El hombre de bien que subía y bajaba la calle Villarroel en zigzag al ritmo de la melodía de la Pantera Rosa iba a regalar sus libros a la librería que yo estaba buscando, porque sus libros eran de papel y sus títulos no tenían una terminación de tres letras, —punto rar, punto pdf, punto rtf— y tampoco disponían de esa aplicación que Google inventaría en 2075 para traducir al braille las novelitas impresas en papel biblia. Sé que iba a regalar sus libros porque ya lo hizo: mientras escribo esto, ya vi al señor, ya lo seguí, ya lo perseguí, ya fingí que fingía, ya lloré por este pobre hombre ciego más de lo que lloró el esnob de Borges cuando se quedó sin ojos y fue nombrado director de la Biblioteca Nacional; ya hablé con el ciego, ya le intenté contar mi vida, ya me dijo eso de “Y ahora las estrellas están brillando en todo su esplendor y los videntes gozan de su espectáculo maravilloso. Esos mundos lejísimos están ahí, tras los cristales, al alcance de nuestra vista, si la tuviéramos” y ya me puse la mano en el pecho antes de aplaudirle solemnemente.
¡Pobrecitos! ¡Los ciegos! ¡Insensibles a casi cualquier manifestación artística! ¡No pueden admirar el cuerpo de una mujer! ¡No pueden ver la belleza pero sí que sienten la atrocidad! ¡No pueden contrastar sus pensamientos con imágenes! ¡No pueden distinguir los colores! ¡_Voyeurismo_ es una palabra muy rara! Los pobres se desplazan siempre atentos, con los ojos abiertos, como arrastrados por las olas, persiguiendo sombras sin metáforas, paisajes que se repiten con belleza poética ¡Y una mierda! Los ciegos no me dan ninguna pena. Los ojos sólo sirven como herramienta de tortura para obligarte a ver cómo te mueres, y ellos lo saben.
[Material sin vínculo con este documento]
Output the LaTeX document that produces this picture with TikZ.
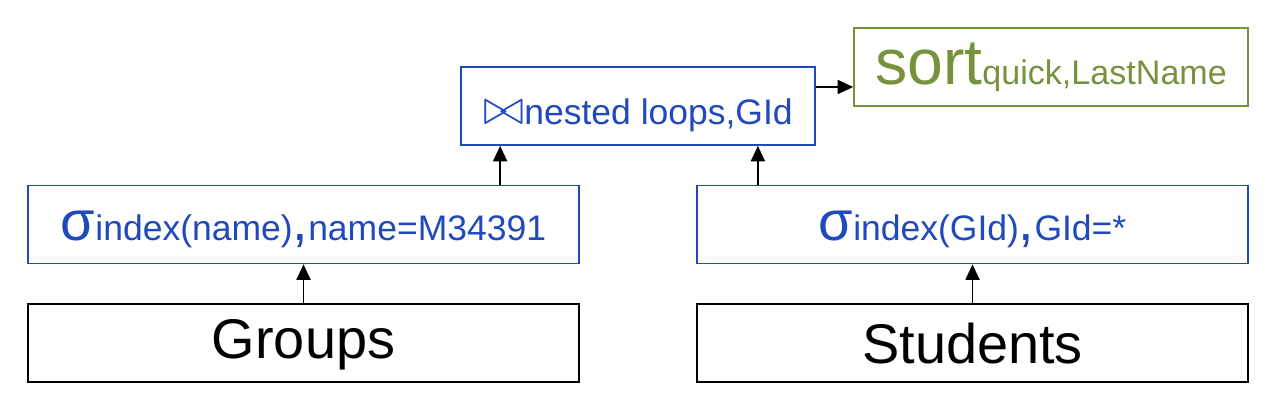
\documentclass[tikz,border=0pt]{standalone}
\usepackage{fontspec}
\setmainfont{Liberation Sans}
\usetikzlibrary{arrows.meta}
\definecolor{opblue}{RGB}{31,73,189}
\definecolor{opgreen}{RGB}{118,146,60}
\newcommand{\bigsz}{\fontsize{15.9}{18}\selectfont}
\newcommand{\smallsz}{\fontsize{10.1}{12}\selectfont}

\begin{document}
\begin{tikzpicture}[
    box/.style={draw, line width=0.5pt, inner sep=0pt, minimum height=0.78cm},
    arr/.style={-{Triangle[length=4.4pt,width=4pt]}, line width=0.5pt}
  ]
  \useasboundingbox (0,0) rectangle (12.77,-4.11);

  % relations
  \node[box, minimum width=5.51cm, font=\bigsz, text height=0.42cm] (groups) at (3.035,-3.43) {Groups};
  \node[box, minimum width=5.51cm, font=\bigsz, text height=0.42cm] (students) at (9.725,-3.43) {Students};

  % selections
  \node[box, opblue, minimum width=5.51cm, font=\smallsz, text height=0.4cm] (selg) at (3.035,-2.245)
    {{\bigsz σ}index(name){\bigsz ,}name=M34391};
  \node[box, opblue, minimum width=5.51cm, font=\smallsz, text height=0.4cm] (sels) at (9.725,-2.245)
    {{\bigsz σ}index(GId){\bigsz ,}GId=*};

  % join and sort
  \node[box, opblue, minimum width=3.54cm, font=\smallsz, text height=0.45cm] (join) at (6.38,-1.06)
    {{\fontsize{14}{14}\selectfont$\bowtie$}nested loops,GId};
  \node[box, opgreen, minimum width=3.94cm, font=\fontsize{9.7}{12}\selectfont] (sort) at (10.51,-0.67)
    {{\fontsize{18.3}{20}\selectfont sort}quick,LastName};

  \coordinate (jl) at ([xshift=0.4cm]join.south west);
  \coordinate (jr) at ([xshift=-0.58cm]join.south east);
  \coordinate (jo) at ([yshift=0.19cm]join.east);

  \draw[arr] (groups.north) -- (selg.south);
  \draw[arr] (students.north) -- (sels.south);
  \draw[arr] (selg.north -| jl) -- (jl);
  \draw[arr] (sels.north -| jr) -- (jr);
  \draw[arr] (jo) -- (jo -| sort.west);
\end{tikzpicture}
\end{document}
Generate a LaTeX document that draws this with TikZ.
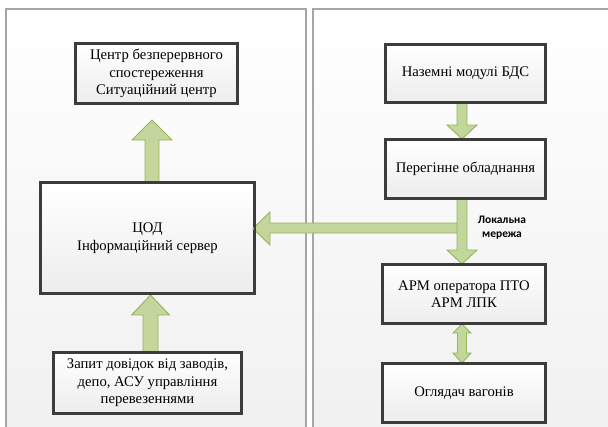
\documentclass[tikz,border=0pt]{standalone}
\usepackage{fontspec}
\setmainfont{Liberation Serif}
\newfontfamily\boxfont{Liberation Serif}
\newfontfamily\lblfont{Carlito}
\usetikzlibrary{shadows,calc}
\definecolor{arrfill}{HTML}{C3D69B}
\definecolor{arrdraw}{HTML}{98B55A}
\definecolor{boxdraw}{HTML}{3C3C3C}
\definecolor{panelline}{HTML}{A6A6A6}
\definecolor{panelbot}{HTML}{F0F0F0}
\definecolor{boxbot}{HTML}{EDEDED}
\tikzset{
  panelbox/.style={draw=panelline, line width=0.8pt, top color=white, bottom color=panelbot},
  blockbox/.style={draw=boxdraw, line width=1.6pt, top color=white, bottom color=boxbot,
    align=center, inner sep=0pt,
    font=\boxfont\fontsize{11pt}{13.1pt}\selectfont,
    drop shadow={shadow xshift=1.2pt, shadow yshift=-1.2pt, opacity=0.45}},
  blockarrow/.style={fill=arrfill, draw=arrdraw, line width=0.7pt, line join=miter},
  netlabel/.style={align=center, inner sep=0pt, font=\lblfont\bfseries\fontsize{8.6pt}{10.5pt}\selectfont}
}
\begin{document}
\begin{tikzpicture}[x=0.75pt,y=-0.75pt]
\useasboundingbox (0,0) rectangle (608,426);
\clip (0,0) rectangle (608,426);
\fill[white] (0,0) rectangle (608,426);
% panels
\path[panelbox] (6,9) rectangle (306,440);
\path[panelbox] (313,9) rectangle (620,440);

% boxes
\node[blockbox, minimum width=120.75pt, minimum height=44.25pt] (ctr) at (156.5,73.5)
  {Центр безперервного\\спостереження\\Ситуаційний центр};
\node[blockbox, minimum width=159.75pt, minimum height=82.5pt] (cod) at (147.5,238)
  {ЦОД\\Інформаційний сервер};
\node[blockbox, minimum width=140.25pt, minimum height=45pt] (req) at (147.5,383)
  {Запит довідок від заводів,\\депо, АСУ управління\\перевезеннями};
\node[blockbox, minimum width=119.25pt, minimum height=42.75pt] (nazem) at (465.5,73.5)
  {Наземні модулі БДС};
\node[blockbox, minimum width=119.25pt, minimum height=43.5pt] (pereg) at (465.5,169)
  {Перегінне обладнання};
\node[blockbox, minimum width=121.5pt, minimum height=43.5pt] (arm) at (464,294)
  {АРМ оператора ПТО\\АРМ ЛПК};
\node[blockbox, minimum width=121.5pt, minimum height=43.5pt] (ogl) at (464,393)
  {Оглядач вагонів};

% block arrows
% cod -> ctr
\path[blockarrow] (145,0 |- cod.north) -- (145,140) -- (132,140) -- (152,120)
  -- (172,140) -- (159,140) -- (159,0 |- cod.north) -- cycle;
% req -> cod
\path[blockarrow] (143,0 |- req.north) -- (143,315) -- (131.5,315) -- (150.5,295)
  -- (169.5,315) -- (158,315) -- (158,0 |- req.north) -- cycle;
% network -> cod
\path[blockarrow] (462,223) -- (270,223) -- (270,212) -- (253,228.5)
  -- (270,245) -- (270,233) -- (462,233) -- cycle;
% pereg -> arm
\path[blockarrow] (457,0 |- pereg.south) -- (457,250) -- (447,250) -- (462,0 |- arm.north)
  -- (477,250) -- (467,250) -- (467,0 |- pereg.south) -- cycle;
% nazem -> pereg
\path[blockarrow] (457,0 |- nazem.south) -- (457,125) -- (447,125) -- (462,0 |- pereg.north)
  -- (477,125) -- (467,125) -- (467,0 |- nazem.south) -- cycle;
% arm <-> ogl
\path[blockarrow] (457.5,333) -- (453,333) -- (462,0 |- arm.south) -- (471,333)
  -- (466.5,333) -- (466.5,353) -- (471,353) -- (462,0 |- ogl.north) -- (453,353)
  -- (457.5,353) -- cycle;

% redraw box outlines on top of arrow ends
\foreach \n in {ctr,cod,req,nazem,pereg,arm,ogl}{
  \draw[boxdraw, line width=1.6pt] (\n.north west) rectangle (\n.south east);
}

\node[netlabel] (lbl) at (502,228) {Локальна\\мережа};
\end{tikzpicture}
\end{document}
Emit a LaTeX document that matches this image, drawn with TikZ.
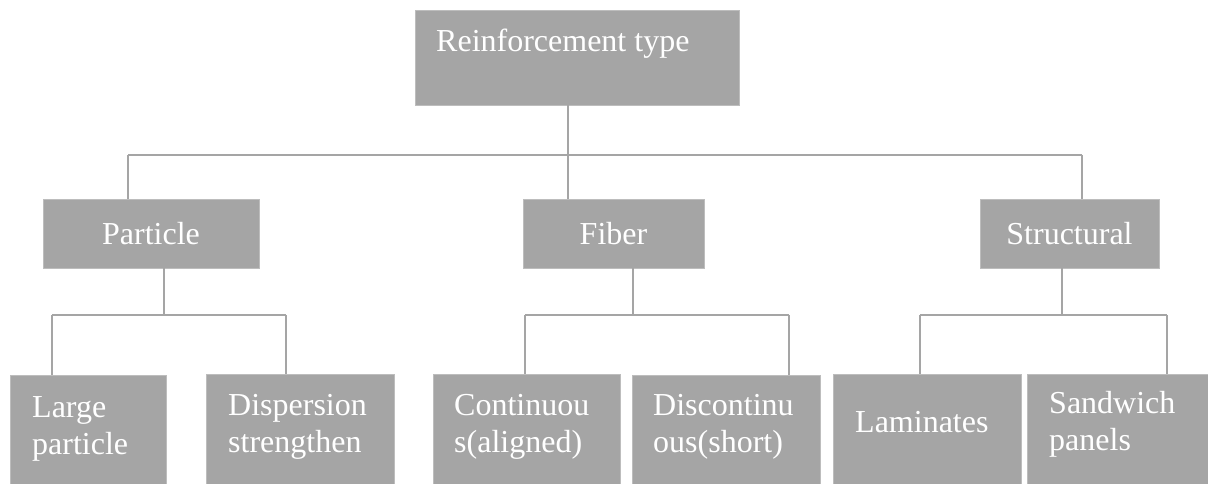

Siento envidia: los ciegos fueron los protegidos de Franco y es que después de la guerra civil había más hombres ciegos pululando que hombres sin más, así que Franco hizo lo imposible por satisfacer a ese ejército de cascarrabias inculcándoles una adicción al juego que fueron contagiando a cambio de dinero siempre con carácter humanitario. Hoy en día los ciegos siguen vendiendo ludopatía bien vista de la misma forma que una madre se desnuda para poder alimentar a su bebé. Ahora, los ciegos son los que más odian a la especie humana, viven en la periferia de la civilización y disponen de una ira superior al apogeo del Tercer Reich. Ira que usarán contra ti, amado lector humano, con la fuerza de mil bombas atómicas concentrada en un bastón (que no siempre llevan) cuando menos te lo esperes.
Pienso en todas las cosas que hago a lo largo del día con los ojos y soy consciente de que prescindiré de la mitad a la hora de escribir mi autobiografía pero pienso también en los ciegos que no pueden usar sus ojos, que ni siquiera pueden ver cosas bonitas mientras sufren, mientras caminan y fuman, mientras sólo caminan y sólo fuman, mientras les cuentan las películas y les leen los libros, mientras esperan que el dependiente les atienda, no quieren ni pueden comprar nada, ya no son independientes, ahora sólo les queda regalarlo todo.